(begin)
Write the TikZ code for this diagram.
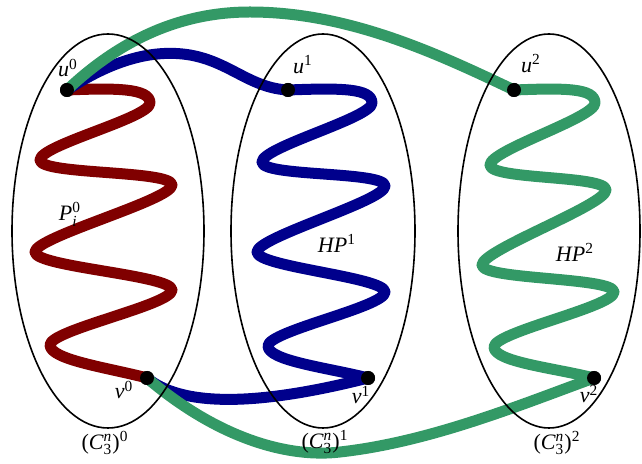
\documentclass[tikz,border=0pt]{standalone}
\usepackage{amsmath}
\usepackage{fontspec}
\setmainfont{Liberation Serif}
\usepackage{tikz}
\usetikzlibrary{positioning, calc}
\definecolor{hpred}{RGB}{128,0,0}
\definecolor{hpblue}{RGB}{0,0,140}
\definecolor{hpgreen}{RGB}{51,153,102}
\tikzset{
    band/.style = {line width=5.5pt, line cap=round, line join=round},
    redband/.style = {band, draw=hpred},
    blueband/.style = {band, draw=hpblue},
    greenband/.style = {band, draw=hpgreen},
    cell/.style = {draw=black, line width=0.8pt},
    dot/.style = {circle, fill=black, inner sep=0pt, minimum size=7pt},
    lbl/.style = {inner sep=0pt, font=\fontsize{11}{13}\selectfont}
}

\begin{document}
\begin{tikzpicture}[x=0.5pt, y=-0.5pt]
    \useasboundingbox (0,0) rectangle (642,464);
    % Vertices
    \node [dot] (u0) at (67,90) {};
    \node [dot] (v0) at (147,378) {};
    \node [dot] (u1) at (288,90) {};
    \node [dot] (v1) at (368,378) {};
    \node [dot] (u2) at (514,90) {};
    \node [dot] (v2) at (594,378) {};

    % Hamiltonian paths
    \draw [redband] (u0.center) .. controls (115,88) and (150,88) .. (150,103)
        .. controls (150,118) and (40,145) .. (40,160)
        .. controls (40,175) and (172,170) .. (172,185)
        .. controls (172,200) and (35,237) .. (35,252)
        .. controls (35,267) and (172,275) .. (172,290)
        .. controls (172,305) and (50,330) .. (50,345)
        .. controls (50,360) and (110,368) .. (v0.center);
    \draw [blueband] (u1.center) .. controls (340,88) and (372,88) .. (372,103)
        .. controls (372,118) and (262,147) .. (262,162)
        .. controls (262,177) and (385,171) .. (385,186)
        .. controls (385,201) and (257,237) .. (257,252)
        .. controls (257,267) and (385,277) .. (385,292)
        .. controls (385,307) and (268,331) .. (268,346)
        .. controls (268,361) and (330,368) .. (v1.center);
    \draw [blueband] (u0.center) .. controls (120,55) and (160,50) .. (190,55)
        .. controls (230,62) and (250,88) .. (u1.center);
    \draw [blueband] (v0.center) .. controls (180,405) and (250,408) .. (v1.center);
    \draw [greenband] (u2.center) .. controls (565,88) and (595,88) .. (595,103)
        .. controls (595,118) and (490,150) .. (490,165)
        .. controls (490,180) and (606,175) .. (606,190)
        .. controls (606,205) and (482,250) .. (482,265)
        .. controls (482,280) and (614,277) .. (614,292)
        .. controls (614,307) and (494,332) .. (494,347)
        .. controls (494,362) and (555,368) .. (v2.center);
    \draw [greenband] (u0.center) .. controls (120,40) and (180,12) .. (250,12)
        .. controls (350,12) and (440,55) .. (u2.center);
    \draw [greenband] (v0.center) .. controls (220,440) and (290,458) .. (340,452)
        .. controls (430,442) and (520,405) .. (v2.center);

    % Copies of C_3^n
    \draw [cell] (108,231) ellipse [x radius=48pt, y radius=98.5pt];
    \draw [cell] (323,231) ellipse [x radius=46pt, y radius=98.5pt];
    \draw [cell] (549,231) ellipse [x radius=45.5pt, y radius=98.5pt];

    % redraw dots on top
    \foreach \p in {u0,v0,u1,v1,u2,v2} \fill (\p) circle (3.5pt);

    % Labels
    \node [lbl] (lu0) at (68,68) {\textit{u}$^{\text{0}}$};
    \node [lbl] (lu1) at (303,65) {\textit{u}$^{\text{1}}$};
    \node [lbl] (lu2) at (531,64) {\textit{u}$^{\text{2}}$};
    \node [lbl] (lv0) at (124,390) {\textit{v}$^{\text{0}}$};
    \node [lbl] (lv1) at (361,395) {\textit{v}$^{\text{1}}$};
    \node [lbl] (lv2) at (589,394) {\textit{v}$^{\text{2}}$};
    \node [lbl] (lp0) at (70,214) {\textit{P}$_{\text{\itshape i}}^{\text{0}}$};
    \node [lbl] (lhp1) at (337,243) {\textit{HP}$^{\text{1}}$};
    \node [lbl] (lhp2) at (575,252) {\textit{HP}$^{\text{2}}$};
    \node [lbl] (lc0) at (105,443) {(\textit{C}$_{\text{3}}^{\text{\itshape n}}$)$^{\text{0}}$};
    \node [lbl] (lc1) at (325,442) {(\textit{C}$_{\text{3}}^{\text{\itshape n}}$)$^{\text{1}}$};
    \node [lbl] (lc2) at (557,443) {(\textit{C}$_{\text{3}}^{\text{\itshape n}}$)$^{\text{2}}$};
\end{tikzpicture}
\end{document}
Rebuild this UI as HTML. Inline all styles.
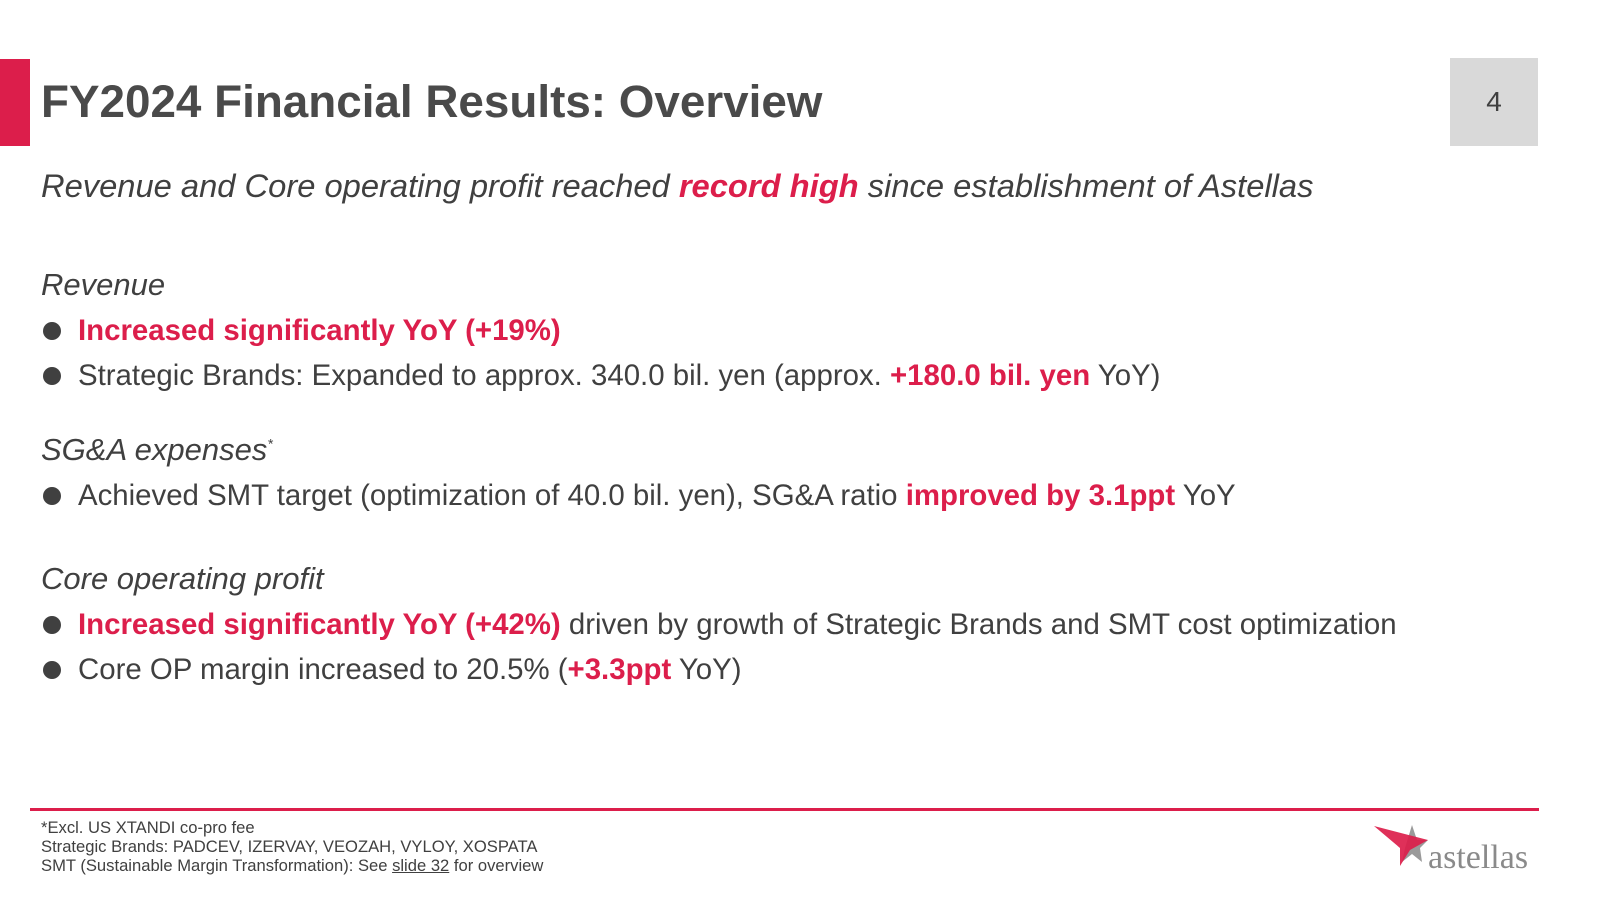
(end)
* Brief:
Each line from the top of the material through the line containing "[dot] (v2) at" should be reproduced exactly; please drop any images.

* Reply to the task:
Write the TikZ code for this diagram.
\documentclass[tikz,border=0pt]{standalone}
\usepackage{amsmath}
\usepackage{fontspec}
\setmainfont{Liberation Serif}
\usepackage{tikz}
\usetikzlibrary{positioning, calc}
\definecolor{hpred}{RGB}{128,0,0}
\definecolor{hpblue}{RGB}{0,0,140}
\definecolor{hpgreen}{RGB}{51,153,102}
\tikzset{
    band/.style = {line width=5.5pt, line cap=round, line join=round},
    redband/.style = {band, draw=hpred},
    blueband/.style = {band, draw=hpblue},
    greenband/.style = {band, draw=hpgreen},
    cell/.style = {draw=black, line width=0.8pt},
    dot/.style = {circle, fill=black, inner sep=0pt, minimum size=7pt},
    lbl/.style = {inner sep=0pt, font=\fontsize{11}{13}\selectfont}
}

\begin{document}
\begin{tikzpicture}[x=0.5pt, y=-0.5pt]
    \useasboundingbox (0,0) rectangle (642,464);
    % Vertices
    \node [dot] (u0) at (67,90) {};
    \node [dot] (v0) at (147,378) {};
    \node [dot] (u1) at (288,90) {};
    \node [dot] (v1) at (368,378) {};
    \node [dot] (u2) at (514,90) {};
    \node [dot] (v2) at (594,378) {};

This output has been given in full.